The burger itself was actually very good, the trimmings fresh. This was fortunate because the sensation of pulling one's mouth away from a hamburger with an upper lip glazed with sugar was, in a word, appalling.
But we were undeterred. A mere five dollars bought us a serving of Pigs in Mud, two strips of bacon slathered in dark chocolate and dusted with confectioner's sugar. As we tore into this blood-curdling dish we spied memorials--narrow gravestones planted in the well-trod grass of the narrow median where, perhaps, overeaters were buried where they fell.

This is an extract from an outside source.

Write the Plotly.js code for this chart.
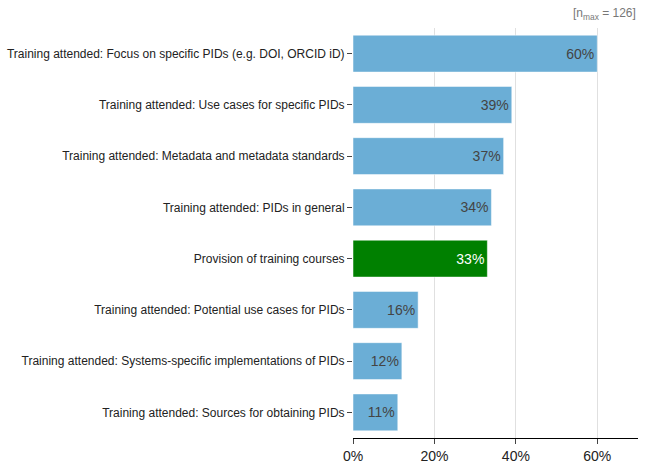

The Tater ($6) is a State Fair favorite. A large spud is driven through an ingenious machine that opens it into petals like an enormous flower or, put another way, a potato bomb. This bomb is then deep-fried and served on a large paper plate. You are then free to dust or dress it with a variety of seasonings. Miraculously, the result is not overly greasy, making The Tater a great non-meat item for sharing with a small group.
Finally, we gave the inauspiciously named Garbage Burger ($7) a try. The happy product of a both/and approach to life, the Garbage Burger combines a pork tenderloin with pulled pork on a bun. This combo is then finished with a sweet orange sauce, pretty much overwhelming the meat, which was tender and juicy in its own right.
We couldn't bid the Fair adieu without a stop at the Dairy Bar for milkshakes ($2.75). Three flavors, the classics--vanilla, chocolate and raspberry--are on offer. These aren't shaken so much as whipped into a dense cup of frigid richness. A simple but satisfying way to finish another year's feeding frenzy at the Fair.